Entries shown
-- start --

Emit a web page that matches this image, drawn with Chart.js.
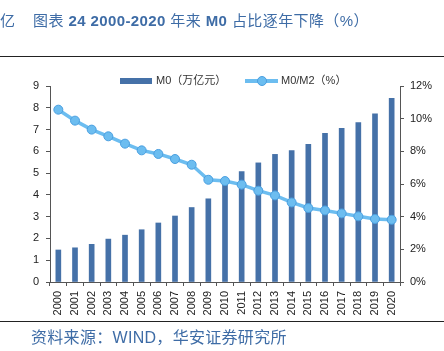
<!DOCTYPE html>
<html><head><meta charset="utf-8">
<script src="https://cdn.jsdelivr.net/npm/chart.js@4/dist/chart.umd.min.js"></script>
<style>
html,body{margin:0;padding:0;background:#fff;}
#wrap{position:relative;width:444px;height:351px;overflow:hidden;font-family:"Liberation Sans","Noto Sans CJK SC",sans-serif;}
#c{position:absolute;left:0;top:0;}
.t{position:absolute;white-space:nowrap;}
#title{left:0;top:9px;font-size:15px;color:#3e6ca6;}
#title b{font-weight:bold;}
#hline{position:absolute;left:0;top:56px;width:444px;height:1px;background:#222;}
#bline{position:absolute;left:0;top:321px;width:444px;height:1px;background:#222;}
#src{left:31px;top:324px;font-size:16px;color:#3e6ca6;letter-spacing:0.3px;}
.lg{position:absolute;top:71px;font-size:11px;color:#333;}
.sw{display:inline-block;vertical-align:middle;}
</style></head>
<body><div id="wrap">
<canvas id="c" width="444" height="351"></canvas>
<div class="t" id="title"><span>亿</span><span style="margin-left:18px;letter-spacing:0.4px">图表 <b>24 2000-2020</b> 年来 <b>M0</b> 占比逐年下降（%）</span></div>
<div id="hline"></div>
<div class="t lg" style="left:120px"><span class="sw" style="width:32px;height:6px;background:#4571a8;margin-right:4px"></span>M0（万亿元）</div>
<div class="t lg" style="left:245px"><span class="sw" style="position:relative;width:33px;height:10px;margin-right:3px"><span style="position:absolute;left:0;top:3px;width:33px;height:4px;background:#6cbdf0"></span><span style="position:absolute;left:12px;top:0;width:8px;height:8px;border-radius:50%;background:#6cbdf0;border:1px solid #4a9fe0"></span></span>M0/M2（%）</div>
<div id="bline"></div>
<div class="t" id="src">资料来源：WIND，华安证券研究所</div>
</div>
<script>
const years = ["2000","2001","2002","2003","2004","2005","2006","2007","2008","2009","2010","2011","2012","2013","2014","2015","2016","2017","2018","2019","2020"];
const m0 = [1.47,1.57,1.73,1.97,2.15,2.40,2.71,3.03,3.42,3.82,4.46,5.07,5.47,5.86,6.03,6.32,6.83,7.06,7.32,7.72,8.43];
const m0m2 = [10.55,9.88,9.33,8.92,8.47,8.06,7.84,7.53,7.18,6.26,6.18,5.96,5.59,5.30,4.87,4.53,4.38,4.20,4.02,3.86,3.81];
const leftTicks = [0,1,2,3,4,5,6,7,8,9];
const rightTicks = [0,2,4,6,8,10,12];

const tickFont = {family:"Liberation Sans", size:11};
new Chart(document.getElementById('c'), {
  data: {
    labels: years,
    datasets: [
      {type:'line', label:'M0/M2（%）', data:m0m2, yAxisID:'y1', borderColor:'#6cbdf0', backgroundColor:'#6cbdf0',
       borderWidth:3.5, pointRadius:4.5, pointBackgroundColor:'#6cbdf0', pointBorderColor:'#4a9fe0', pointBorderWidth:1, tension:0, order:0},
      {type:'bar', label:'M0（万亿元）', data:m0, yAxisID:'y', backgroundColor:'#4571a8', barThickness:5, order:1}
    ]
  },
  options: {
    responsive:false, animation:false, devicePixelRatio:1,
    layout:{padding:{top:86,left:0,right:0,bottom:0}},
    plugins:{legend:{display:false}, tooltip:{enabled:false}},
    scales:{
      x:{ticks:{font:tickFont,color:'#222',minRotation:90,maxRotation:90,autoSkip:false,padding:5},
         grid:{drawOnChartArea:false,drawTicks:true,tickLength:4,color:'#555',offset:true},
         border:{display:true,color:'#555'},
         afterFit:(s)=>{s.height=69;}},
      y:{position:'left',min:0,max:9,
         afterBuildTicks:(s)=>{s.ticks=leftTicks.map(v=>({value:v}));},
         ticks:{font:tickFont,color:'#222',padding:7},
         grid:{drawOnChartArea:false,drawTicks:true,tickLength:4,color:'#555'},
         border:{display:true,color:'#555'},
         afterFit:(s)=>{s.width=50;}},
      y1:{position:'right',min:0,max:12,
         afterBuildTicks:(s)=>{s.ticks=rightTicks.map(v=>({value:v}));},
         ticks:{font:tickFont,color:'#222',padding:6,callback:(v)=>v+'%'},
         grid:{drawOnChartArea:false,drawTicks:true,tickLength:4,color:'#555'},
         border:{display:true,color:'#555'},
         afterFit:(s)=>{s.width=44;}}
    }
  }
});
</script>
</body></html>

-- end --
-- start --

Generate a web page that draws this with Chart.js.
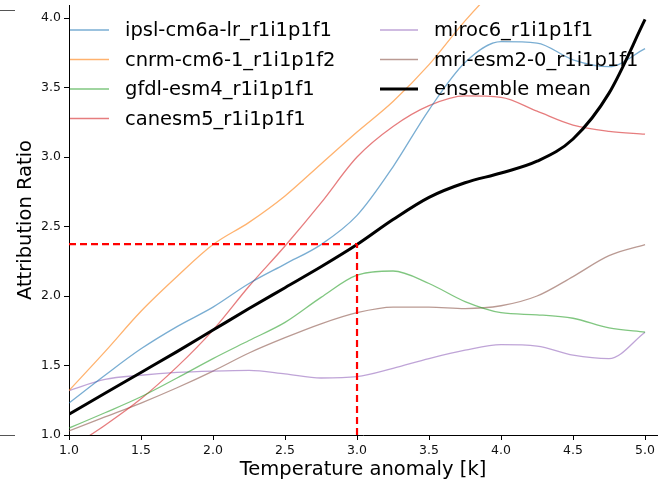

-- end --
-- start --

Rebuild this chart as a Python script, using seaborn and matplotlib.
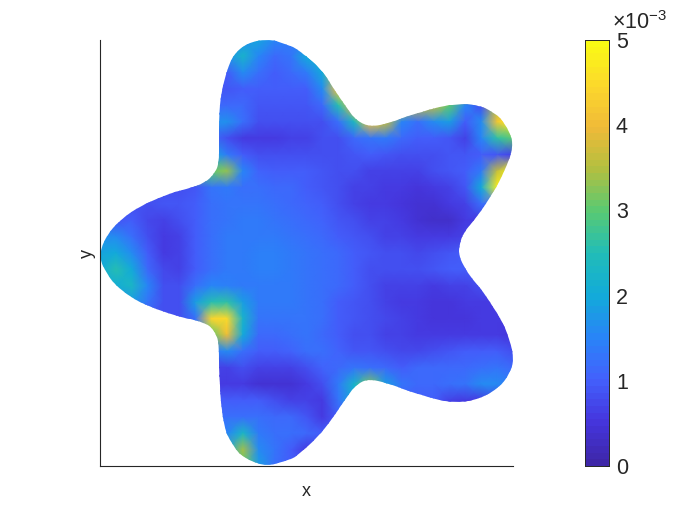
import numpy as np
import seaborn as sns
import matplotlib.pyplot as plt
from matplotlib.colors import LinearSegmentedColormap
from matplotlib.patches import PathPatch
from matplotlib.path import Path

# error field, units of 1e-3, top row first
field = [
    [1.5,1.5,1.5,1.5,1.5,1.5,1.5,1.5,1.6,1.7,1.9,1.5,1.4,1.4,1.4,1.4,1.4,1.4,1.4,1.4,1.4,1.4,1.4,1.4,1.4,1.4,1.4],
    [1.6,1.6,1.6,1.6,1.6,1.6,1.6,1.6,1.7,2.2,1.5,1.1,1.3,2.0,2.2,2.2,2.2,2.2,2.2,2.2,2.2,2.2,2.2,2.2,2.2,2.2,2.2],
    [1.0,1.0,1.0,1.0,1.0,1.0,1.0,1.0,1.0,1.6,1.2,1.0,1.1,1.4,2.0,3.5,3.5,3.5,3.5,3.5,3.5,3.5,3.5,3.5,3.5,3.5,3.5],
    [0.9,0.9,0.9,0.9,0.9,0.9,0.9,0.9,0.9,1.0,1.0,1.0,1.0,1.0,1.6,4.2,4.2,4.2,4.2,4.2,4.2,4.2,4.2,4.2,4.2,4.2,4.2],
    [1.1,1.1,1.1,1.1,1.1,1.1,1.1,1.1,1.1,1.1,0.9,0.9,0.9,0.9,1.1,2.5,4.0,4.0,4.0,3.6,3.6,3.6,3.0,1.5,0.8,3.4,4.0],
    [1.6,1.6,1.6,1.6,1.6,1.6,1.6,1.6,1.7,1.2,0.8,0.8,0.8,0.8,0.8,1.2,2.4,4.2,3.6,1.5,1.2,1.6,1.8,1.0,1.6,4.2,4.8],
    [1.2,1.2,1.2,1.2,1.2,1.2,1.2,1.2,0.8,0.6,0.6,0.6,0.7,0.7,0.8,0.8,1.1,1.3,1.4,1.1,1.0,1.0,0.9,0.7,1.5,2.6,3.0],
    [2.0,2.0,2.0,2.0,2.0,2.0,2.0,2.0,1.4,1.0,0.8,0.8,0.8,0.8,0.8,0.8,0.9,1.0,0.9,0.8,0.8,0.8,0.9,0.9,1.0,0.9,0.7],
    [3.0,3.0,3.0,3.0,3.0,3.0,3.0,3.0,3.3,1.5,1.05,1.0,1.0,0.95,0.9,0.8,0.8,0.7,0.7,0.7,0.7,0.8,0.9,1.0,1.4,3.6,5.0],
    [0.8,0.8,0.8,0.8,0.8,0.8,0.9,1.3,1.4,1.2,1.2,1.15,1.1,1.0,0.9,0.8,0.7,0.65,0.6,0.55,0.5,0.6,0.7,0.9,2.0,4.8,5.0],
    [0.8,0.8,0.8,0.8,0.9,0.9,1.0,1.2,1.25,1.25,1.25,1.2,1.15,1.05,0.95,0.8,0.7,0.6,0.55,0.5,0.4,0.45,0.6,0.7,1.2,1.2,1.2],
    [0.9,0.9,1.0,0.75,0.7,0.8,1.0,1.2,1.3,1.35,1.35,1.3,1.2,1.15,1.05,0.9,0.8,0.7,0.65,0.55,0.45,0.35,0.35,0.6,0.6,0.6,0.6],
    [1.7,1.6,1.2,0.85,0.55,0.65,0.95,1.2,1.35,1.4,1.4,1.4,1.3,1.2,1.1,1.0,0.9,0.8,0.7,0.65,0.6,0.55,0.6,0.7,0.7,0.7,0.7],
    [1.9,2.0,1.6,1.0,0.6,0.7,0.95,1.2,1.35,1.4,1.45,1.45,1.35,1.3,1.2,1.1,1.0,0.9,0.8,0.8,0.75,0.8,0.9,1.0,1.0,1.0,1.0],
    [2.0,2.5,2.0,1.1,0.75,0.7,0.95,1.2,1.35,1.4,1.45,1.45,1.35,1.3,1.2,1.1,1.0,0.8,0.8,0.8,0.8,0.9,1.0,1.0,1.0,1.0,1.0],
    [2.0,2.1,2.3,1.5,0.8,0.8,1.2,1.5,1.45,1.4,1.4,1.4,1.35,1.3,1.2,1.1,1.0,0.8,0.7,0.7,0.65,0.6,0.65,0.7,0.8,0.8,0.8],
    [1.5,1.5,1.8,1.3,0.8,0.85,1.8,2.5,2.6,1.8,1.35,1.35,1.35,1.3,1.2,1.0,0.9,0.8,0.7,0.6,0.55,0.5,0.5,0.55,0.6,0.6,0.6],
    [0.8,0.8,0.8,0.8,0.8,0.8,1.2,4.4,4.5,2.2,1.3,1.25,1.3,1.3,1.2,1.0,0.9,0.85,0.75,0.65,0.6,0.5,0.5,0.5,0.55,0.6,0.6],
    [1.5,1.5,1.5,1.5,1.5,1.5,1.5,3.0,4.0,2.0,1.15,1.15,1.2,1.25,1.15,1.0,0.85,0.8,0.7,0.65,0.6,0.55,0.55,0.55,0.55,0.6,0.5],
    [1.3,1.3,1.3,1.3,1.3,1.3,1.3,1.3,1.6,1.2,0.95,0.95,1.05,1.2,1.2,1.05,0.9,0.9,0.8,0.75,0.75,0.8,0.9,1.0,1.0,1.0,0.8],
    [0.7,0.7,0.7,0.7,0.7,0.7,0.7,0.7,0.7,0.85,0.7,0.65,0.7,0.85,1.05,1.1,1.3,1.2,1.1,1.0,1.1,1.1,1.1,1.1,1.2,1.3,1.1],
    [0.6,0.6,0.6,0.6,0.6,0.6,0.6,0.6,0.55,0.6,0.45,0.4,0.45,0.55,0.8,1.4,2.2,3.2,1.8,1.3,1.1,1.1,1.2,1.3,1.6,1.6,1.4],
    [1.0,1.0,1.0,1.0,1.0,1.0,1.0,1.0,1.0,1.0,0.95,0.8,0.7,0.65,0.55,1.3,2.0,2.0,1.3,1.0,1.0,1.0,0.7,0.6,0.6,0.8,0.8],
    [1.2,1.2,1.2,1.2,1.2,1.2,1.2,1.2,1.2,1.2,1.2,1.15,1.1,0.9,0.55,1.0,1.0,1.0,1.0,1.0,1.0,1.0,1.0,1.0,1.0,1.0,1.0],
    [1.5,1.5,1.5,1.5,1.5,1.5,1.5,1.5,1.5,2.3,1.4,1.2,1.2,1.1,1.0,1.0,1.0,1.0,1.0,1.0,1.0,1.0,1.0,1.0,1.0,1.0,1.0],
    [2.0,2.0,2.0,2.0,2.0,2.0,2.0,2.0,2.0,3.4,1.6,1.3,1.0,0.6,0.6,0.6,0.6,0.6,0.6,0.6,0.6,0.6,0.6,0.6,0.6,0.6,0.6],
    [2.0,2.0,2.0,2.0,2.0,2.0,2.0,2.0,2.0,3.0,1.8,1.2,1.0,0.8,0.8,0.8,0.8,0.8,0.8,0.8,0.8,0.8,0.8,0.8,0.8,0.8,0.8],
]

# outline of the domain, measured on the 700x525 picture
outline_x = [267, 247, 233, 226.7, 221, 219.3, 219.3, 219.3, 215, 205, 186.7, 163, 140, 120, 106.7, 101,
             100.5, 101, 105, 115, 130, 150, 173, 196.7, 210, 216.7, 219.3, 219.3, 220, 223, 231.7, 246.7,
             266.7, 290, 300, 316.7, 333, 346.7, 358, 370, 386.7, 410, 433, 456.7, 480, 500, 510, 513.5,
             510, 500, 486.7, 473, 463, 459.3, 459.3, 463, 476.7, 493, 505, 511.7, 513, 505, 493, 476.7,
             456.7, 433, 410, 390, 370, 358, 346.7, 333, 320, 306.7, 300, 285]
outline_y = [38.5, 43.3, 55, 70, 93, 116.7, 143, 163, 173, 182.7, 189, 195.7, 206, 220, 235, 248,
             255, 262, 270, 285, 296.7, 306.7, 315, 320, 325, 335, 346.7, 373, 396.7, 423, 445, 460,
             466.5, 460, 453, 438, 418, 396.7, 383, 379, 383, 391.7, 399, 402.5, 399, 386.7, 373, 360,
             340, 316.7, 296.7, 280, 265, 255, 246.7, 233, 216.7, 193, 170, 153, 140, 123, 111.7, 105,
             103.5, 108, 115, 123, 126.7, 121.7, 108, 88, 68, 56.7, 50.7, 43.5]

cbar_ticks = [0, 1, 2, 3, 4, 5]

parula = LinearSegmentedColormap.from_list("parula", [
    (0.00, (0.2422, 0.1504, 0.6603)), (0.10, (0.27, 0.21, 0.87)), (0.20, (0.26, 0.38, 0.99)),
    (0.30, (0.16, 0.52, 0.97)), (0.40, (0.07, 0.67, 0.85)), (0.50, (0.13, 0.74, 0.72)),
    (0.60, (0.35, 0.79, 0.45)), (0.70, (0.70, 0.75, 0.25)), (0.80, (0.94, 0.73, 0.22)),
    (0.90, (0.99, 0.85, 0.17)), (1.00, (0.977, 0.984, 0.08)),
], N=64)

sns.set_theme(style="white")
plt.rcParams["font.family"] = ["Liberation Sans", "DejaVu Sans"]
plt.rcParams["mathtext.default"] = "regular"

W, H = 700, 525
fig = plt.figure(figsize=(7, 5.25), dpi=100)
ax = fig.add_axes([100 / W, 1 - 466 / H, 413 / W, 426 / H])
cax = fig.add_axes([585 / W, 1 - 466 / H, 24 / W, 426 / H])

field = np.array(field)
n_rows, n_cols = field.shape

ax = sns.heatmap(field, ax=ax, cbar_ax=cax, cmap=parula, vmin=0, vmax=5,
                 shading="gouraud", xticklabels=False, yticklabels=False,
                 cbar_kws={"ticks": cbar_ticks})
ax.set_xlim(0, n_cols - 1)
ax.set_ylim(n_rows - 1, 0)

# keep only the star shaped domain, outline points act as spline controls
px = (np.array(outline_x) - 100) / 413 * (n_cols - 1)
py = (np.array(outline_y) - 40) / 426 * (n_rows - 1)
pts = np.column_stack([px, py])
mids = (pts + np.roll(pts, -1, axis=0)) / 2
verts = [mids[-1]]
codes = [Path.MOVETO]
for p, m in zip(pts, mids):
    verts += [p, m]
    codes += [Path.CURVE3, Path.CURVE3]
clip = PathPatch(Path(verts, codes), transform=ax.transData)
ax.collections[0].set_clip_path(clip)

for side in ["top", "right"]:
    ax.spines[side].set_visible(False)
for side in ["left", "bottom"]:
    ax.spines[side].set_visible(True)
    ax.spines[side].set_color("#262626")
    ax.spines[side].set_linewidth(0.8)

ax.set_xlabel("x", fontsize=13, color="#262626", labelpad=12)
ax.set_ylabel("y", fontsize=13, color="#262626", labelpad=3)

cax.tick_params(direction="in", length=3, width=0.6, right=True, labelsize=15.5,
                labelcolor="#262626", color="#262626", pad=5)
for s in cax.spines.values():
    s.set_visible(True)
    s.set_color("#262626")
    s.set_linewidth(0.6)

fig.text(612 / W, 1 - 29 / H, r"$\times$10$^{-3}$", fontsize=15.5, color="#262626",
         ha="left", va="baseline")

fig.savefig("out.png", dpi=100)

-- end --

Task to carry out
Start at the line containing "Rebuild this chart" and stop at the line containing "from matplotlib.path import Path"; transcribe those lines exactly, skipping pictures.

Solution
Rebuild this chart as a Python script, using seaborn and matplotlib.
import numpy as np
import seaborn as sns
import matplotlib.pyplot as plt
from matplotlib.colors import LinearSegmentedColormap
from matplotlib.patches import PathPatch
from matplotlib.path import Path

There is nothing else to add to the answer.